Last Updated Nov 12, 2020 at 7:37 pm PDT


Of the more than 200 cargivers surveyed, 10 per cent considered putting their child with autism in government care

One researcher says the responses are a cry for help, communication must be improved to help struggling families

BURNABY (NEWS 1130) — B.C. families caring for children with autism are already at increased risk of experiencing stress and strain, and a recent survey suggests they’re feeling even more of a squeeze because of the pandemic.

The survey, carried out by Simon Fraser University (SFU) and Autism Community Training (ACT) began July 20 and ended in September, with 238 families across the province responding. Of those who responded, more than one third reported safety concerns for their family, according to Grace Iarocci, who is the director of SFU’s Autism and Development Disorders Lab.

Almost 10 per cent have considered putting their child into government care.

“We asked them about the Ministry of Children and Family Development, so when parents no longer feel able to care for their children, they have the option of calling the ministry, similar to the ministry taking care of children who are at risk for being abused. Families can voluntarily give up their children for care when they feel they just can’t parent the child, so it’s a cry for help, really,” Iarocci explains.

Iarocci says it speaks to the lack of resources available to families during the pandemic.

“These families rely on all government services that they receive, like the foundation of a house, you know. If you start pulling away at those supports, things break down pretty quickly. So, it’s not like the rest of us where we say, ‘Well, you know, if government policy or a government service is not fully there for us, that it doesn’t affect our lives all that much.’ For these families, they rely on those services. It’s part of their survival,” she says.

The measures families have been asked to take to stop the spread of COVID-19 have made caregiving more challenging, and more isolating.

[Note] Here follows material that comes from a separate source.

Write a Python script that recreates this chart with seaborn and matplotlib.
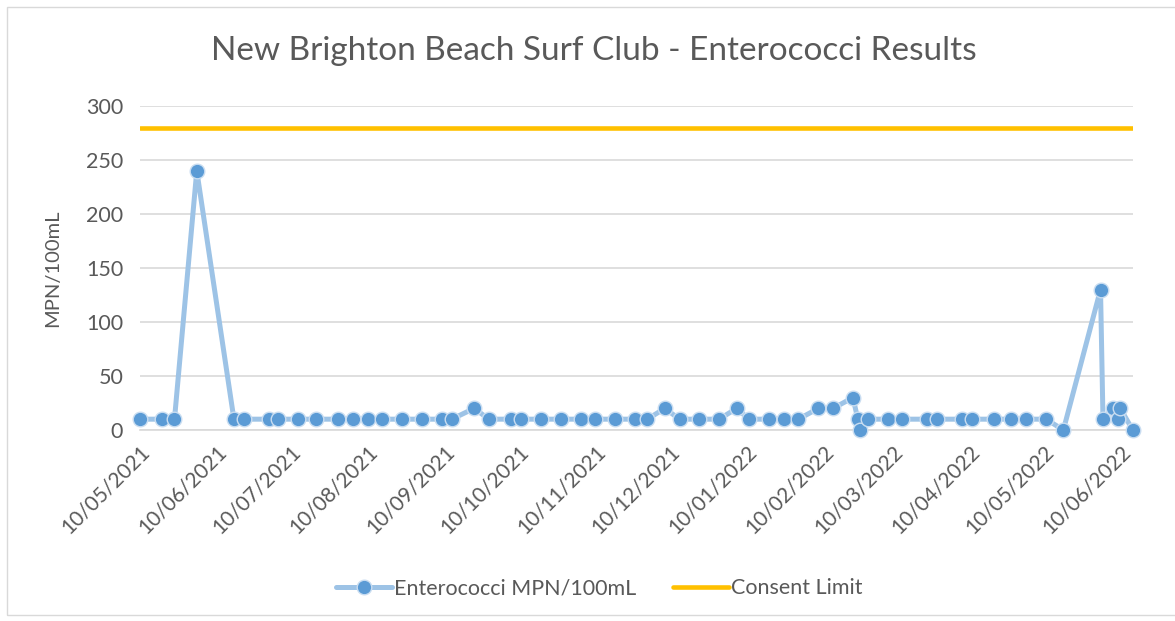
# New Brighton Beach Surf Club - Enterococci results, Excel style line chart
import matplotlib
matplotlib.use('Agg')
import matplotlib.pyplot as plt
import matplotlib.dates as mdates
from matplotlib.lines import Line2D
from matplotlib.patches import Rectangle
import pandas as pd
import seaborn as sns

# Data
sample_dates = [
    '2021-05-10', '2021-05-19', '2021-05-24', '2021-06-02', '2021-06-17',
    '2021-06-21', '2021-07-01', '2021-07-05', '2021-07-13', '2021-07-20',
    '2021-07-29', '2021-08-04', '2021-08-10', '2021-08-16', '2021-08-24',
    '2021-09-01', '2021-09-09', '2021-09-13', '2021-09-22', '2021-09-28',
    '2021-10-07', '2021-10-11', '2021-10-19', '2021-10-27', '2021-11-04',
    '2021-11-10', '2021-11-18', '2021-11-26', '2021-12-01', '2021-12-08',
    '2021-12-14', '2021-12-22', '2021-12-30', '2022-01-06', '2022-01-11',
    '2022-01-19', '2022-01-25', '2022-01-31', '2022-02-08', '2022-02-14',
    '2022-02-22', '2022-02-24', '2022-02-25', '2022-02-28', '2022-03-08',
    '2022-03-14', '2022-03-24', '2022-03-28', '2022-04-07', '2022-04-11',
    '2022-04-20', '2022-04-27', '2022-05-03', '2022-05-11', '2022-05-18',
    '2022-06-02', '2022-06-03', '2022-06-07', '2022-06-09', '2022-06-10',
    '2022-06-15',
]
enterococci = [
    10, 10, 10, 240, 10,
    10, 10, 10, 10, 10,
    10, 10, 10, 10, 10,
    10, 10, 10, 20, 10,
    10, 10, 10, 10, 10,
    10, 10, 10, 10, 20,
    10, 10, 10, 20, 10,
    10, 10, 10, 20, 20,
    30, 10, 0, 10, 10,
    10, 10, 10, 10, 10,
    10, 10, 10, 10, 0,
    130, 10, 20, 10, 20,
    0,
]
consent_limit = 280

title = 'New Brighton Beach Surf Club - Enterococci Results'
y_label = 'MPN/100mL'
series_label = 'Enterococci MPN/100mL'
limit_label = 'Consent Limit'

df = pd.DataFrame({'Date': pd.to_datetime(sample_dates),
                   'Value': enterococci})
limit_df = pd.DataFrame({'Date': [df['Date'].min(), df['Date'].max()],
                         'Value': [consent_limit, consent_limit]})

sns.set_style('white')
plt.rcParams['font.family'] = ['Lato', 'DejaVu Sans']

text_grey = '#595959'
grid_grey = '#D9D9D9'
line_blue = '#9DC3E6'
dot_blue = '#5B9BD5'
dot_edge = '#C9DDF1'
gold = '#FFC000'

fig = plt.figure(figsize=(11.75, 6.21), dpi=100)
ax = fig.add_axes([0.119, 0.3076, 0.845, 0.5217])

sns.lineplot(data=limit_df, x='Date', y='Value', ax=ax, color=gold,
             linewidth=3.3, estimator=None, sort=False, zorder=2,
             solid_capstyle='round')
sns.lineplot(data=df, x='Date', y='Value', ax=ax, color=line_blue,
             linewidth=3.6, estimator=None, sort=False, marker='o',
             markersize=10.5, markerfacecolor=dot_blue,
             markeredgecolor=dot_edge, markeredgewidth=1.0, zorder=3,
             clip_on=False)

ax.set_ylim(0, 300)
ax.set_yticks(range(0, 301, 50))
ax.set_xlim(df['Date'].min(), df['Date'].max())
ax.xaxis.set_major_locator(mdates.MonthLocator(bymonthday=10))
ax.xaxis.set_major_formatter(mdates.DateFormatter('%d/%m/%Y'))

ax.grid(axis='y', color=grid_grey, linewidth=1.2)
ax.set_axisbelow(True)
for side in ['top', 'left', 'right']:
    ax.spines[side].set_visible(False)
ax.spines['bottom'].set_color(grid_grey)
ax.spines['bottom'].set_linewidth(1.2)
ax.spines['bottom'].set_zorder(1)

ax.tick_params(axis='x', direction='out', length=5, width=1.2,
               color=grid_grey, labelsize=15, labelcolor=text_grey, pad=3)
ax.tick_params(axis='y', length=0, labelsize=15.5, labelcolor=text_grey, pad=12)
for lbl in ax.get_xticklabels():
    lbl.set_rotation(45)
    lbl.set_ha('right')
    lbl.set_rotation_mode('anchor')

ax.set_xlabel('')
ax.set_ylabel(y_label, fontsize=14.5, color=text_grey, labelpad=18)
fig.text(0.505, 0.918, title, ha='center', va='center',
         fontsize=24, color=text_grey)

handles = [
    Line2D([], [], color=line_blue, linewidth=3.6, marker='o', markersize=10.5,
           markerfacecolor=dot_blue, markeredgecolor=dot_edge),
    Line2D([], [], color=gold, linewidth=3.3),
]
fig.legend(handles, [series_label, limit_label], loc='center',
           bbox_to_anchor=(0.51, 0.053), ncol=2, frameon=False,
           fontsize=15.5, labelcolor=text_grey, handlelength=2.6,
           handletextpad=0.1, columnspacing=1.7)

# thin chart-area border like the Excel export
fig.patches.append(Rectangle((0.006, 0.01), 1.0, 0.979, transform=fig.transFigure,
                             fill=False, edgecolor=grid_grey, linewidth=1))

fig.savefig('out.png', dpi=100, facecolor='white')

“The children are home all day long, some of them with serious behaviour problems, some of them with aggression. Taking away behavioural support systems: behavioural interventionists who work with these children; special education support services from the school; the support from the Ministry of Family and Children Development offered through the Autism Funding service here in the province of B.C.; speech language pathologists; occupational therapists — all those services that those families had in place — most of them have more than one working with their children. All of those people disappeared suddenly during COVID, and they were left with nothing.”

In addition, some parents were unclear about whether funding they receive to secure these supports could be deferred if it went unused.

“I think one of the things we noticed from our survey was that families didn’t even know about some of the services, or the potential government resources, that were available to them during COVID. So, having that information out there so that families can access it, or communicating in a timely fashion to help families get all the resources that they can during an emergency situation like that is really critical.”

The pandemic has been a struggle for a number of different groups, and based on the current trajectory, Iarocci says it’ll be important to establish a space for parents to find important information around resources during a pandemic.

“Communicating to [parents], listening to them, being flexible…I think one thing the government wasn’t doing a great job of was being flexible in allowing families to use funding, or being flexible with the timelines, or recognizing that there’s this pandemic going on. You would imagine that there would be flexibility, but in fact there was no flexibility. And so it was upsetting to families, I think,” she notes.

Now that the second wave is upon us, Iarocci says it’s more important than ever to get clear communications in place.

“Now that we’re months into this, we’re hoping that the government will begin to look into the data – certainly what we’ve collected – but maybe even collect their own data around, ‘What do families need,’ and ‘How are we going to adjust?’ given that things are not about to change any time soon.”